Retype, please, the listing from its opening line through the line that contains "from matplotlib.lines import Line2D", both included, without the pictures.

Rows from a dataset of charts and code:

— Start —

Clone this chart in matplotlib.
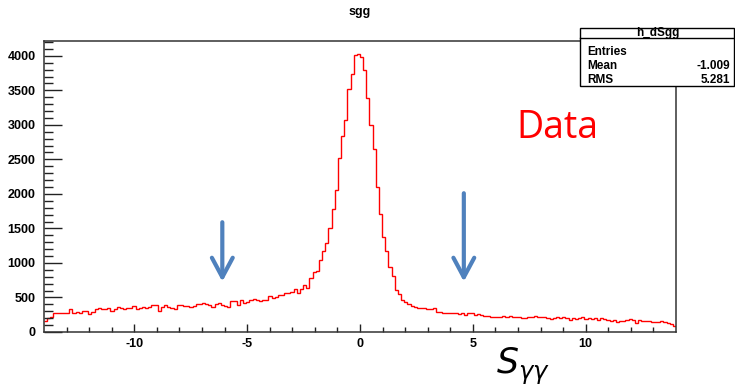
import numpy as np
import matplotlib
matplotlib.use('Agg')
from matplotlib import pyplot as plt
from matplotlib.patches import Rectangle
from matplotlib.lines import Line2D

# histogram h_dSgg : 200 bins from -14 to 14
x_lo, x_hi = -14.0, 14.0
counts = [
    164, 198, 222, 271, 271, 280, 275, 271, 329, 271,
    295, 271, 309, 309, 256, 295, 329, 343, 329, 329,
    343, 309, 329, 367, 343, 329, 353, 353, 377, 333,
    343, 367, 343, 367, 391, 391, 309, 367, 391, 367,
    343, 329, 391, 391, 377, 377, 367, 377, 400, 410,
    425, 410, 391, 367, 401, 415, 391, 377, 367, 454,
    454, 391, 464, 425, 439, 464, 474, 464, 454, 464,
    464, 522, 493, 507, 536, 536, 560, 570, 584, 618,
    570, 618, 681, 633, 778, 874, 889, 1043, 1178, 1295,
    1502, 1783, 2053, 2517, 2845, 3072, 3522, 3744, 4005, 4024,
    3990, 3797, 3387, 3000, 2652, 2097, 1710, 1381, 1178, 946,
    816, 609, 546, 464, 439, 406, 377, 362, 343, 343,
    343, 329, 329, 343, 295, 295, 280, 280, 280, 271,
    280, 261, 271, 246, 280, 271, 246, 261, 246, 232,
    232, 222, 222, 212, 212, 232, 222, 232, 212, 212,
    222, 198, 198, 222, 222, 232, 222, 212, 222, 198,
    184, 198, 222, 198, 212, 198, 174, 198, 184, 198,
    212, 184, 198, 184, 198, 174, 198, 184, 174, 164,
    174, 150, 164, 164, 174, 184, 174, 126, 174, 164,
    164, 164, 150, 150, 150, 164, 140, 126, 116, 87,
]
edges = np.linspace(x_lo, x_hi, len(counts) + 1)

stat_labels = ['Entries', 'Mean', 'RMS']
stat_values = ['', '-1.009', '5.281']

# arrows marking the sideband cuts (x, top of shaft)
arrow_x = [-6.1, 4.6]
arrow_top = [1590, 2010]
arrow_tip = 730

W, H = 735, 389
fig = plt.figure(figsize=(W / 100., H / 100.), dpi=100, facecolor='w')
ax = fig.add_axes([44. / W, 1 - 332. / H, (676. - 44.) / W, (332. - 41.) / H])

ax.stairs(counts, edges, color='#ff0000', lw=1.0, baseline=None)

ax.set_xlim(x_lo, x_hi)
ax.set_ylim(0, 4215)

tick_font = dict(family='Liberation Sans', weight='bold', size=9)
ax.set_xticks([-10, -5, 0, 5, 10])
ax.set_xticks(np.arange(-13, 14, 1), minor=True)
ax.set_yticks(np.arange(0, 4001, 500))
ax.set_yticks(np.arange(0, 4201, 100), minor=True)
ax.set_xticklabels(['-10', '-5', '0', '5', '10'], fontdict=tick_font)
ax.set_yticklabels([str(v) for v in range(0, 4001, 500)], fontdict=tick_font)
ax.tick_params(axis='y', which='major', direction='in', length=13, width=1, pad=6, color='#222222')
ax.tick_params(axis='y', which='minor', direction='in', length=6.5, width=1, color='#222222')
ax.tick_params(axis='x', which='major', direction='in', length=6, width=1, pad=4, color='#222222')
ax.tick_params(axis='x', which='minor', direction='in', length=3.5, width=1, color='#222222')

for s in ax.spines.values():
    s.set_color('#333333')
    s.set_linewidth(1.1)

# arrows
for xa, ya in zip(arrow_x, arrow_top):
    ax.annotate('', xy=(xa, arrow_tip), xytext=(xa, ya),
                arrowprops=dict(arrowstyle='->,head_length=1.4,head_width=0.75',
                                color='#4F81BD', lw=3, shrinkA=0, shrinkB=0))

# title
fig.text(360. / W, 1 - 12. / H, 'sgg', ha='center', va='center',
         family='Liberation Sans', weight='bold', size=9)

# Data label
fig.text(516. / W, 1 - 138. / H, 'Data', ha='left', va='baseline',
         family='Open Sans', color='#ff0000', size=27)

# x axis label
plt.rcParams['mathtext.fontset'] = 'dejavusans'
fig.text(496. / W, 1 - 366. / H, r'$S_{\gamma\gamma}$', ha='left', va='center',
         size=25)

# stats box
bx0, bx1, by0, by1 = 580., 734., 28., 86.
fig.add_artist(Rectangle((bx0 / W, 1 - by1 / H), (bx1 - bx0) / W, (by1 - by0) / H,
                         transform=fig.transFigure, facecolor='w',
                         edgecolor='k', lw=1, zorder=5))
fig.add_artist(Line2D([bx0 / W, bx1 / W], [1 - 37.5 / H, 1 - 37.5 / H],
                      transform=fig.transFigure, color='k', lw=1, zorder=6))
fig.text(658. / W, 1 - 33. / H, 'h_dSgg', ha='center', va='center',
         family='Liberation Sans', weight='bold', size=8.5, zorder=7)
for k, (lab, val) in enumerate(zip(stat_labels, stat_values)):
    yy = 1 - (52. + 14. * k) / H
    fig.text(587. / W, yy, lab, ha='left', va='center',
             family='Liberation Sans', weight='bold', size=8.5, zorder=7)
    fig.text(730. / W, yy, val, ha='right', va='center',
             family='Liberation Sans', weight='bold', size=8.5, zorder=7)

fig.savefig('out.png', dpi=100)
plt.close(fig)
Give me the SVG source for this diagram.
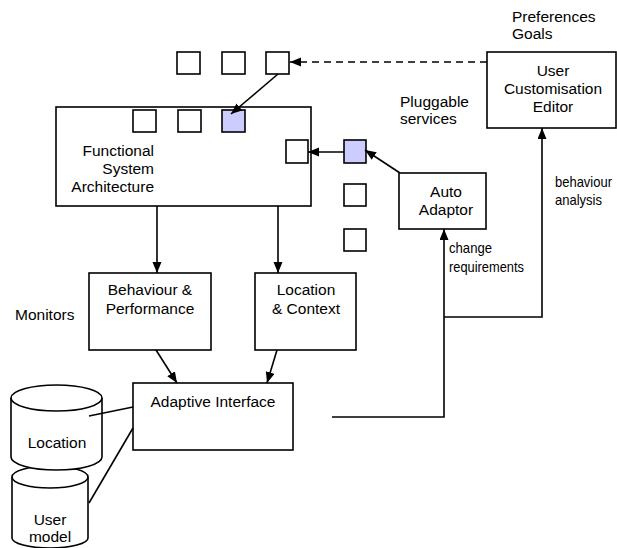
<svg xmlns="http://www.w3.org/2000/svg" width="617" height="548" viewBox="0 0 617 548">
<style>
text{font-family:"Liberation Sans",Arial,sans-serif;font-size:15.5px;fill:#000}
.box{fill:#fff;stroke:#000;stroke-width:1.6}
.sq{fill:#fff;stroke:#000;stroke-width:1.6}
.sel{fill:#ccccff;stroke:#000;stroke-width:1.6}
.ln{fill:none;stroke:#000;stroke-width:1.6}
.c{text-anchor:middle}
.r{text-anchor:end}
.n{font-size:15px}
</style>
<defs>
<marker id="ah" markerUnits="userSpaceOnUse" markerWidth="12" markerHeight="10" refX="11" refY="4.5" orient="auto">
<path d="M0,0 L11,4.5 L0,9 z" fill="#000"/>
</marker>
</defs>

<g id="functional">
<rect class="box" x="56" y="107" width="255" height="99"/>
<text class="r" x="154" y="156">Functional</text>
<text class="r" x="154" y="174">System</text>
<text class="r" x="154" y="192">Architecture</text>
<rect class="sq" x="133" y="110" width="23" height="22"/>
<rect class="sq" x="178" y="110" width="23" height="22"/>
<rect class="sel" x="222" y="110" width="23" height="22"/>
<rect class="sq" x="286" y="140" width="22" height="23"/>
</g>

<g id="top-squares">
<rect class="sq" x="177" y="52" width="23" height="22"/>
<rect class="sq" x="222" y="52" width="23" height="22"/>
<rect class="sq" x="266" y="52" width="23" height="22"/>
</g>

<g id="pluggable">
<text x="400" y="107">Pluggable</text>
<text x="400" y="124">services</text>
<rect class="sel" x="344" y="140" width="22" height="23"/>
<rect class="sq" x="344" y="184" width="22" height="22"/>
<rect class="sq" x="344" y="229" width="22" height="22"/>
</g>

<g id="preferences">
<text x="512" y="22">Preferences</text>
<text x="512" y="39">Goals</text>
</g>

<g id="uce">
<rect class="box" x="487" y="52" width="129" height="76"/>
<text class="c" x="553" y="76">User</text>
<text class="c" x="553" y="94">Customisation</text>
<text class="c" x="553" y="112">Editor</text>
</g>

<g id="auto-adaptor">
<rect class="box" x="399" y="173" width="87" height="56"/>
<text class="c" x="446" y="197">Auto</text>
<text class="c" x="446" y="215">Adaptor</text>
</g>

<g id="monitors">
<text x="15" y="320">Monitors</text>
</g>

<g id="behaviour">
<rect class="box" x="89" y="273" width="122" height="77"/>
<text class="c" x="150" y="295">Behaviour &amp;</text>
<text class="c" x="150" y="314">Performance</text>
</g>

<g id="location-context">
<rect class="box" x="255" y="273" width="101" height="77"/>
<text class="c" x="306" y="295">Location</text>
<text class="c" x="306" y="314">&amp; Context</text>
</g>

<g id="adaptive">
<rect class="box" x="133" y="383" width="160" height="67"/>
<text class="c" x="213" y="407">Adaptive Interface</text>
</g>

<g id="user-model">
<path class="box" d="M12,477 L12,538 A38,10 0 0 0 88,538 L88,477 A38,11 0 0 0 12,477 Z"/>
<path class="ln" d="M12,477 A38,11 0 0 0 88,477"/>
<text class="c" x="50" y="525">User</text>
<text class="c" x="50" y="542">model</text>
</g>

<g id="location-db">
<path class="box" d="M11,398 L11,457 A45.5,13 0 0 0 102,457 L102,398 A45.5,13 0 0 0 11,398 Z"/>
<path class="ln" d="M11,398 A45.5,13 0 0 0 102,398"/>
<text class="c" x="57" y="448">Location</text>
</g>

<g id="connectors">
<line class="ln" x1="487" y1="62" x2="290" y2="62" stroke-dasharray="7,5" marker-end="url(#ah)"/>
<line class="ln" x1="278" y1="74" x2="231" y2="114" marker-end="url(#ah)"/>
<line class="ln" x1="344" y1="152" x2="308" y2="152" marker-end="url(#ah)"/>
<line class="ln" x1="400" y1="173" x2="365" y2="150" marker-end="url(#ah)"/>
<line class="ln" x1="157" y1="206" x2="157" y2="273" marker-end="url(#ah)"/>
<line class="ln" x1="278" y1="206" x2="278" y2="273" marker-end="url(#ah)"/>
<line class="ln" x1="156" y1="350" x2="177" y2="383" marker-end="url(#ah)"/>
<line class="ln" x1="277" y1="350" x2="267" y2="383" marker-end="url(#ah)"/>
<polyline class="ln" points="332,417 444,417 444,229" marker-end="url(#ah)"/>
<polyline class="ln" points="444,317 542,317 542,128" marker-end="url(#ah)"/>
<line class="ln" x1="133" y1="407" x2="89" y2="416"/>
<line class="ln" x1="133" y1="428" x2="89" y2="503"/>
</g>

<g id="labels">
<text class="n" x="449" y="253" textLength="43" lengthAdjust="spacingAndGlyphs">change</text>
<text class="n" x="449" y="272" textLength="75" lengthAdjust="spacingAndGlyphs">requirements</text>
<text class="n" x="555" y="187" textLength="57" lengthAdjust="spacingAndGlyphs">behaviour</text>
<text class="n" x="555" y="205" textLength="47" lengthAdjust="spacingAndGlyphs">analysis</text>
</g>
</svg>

— End —

EXERCISE SOLUTION
Clone this chart in matplotlib.
import numpy as np
import matplotlib
matplotlib.use('Agg')
from matplotlib import pyplot as plt
from matplotlib.patches import Rectangle
from matplotlib.lines import Line2D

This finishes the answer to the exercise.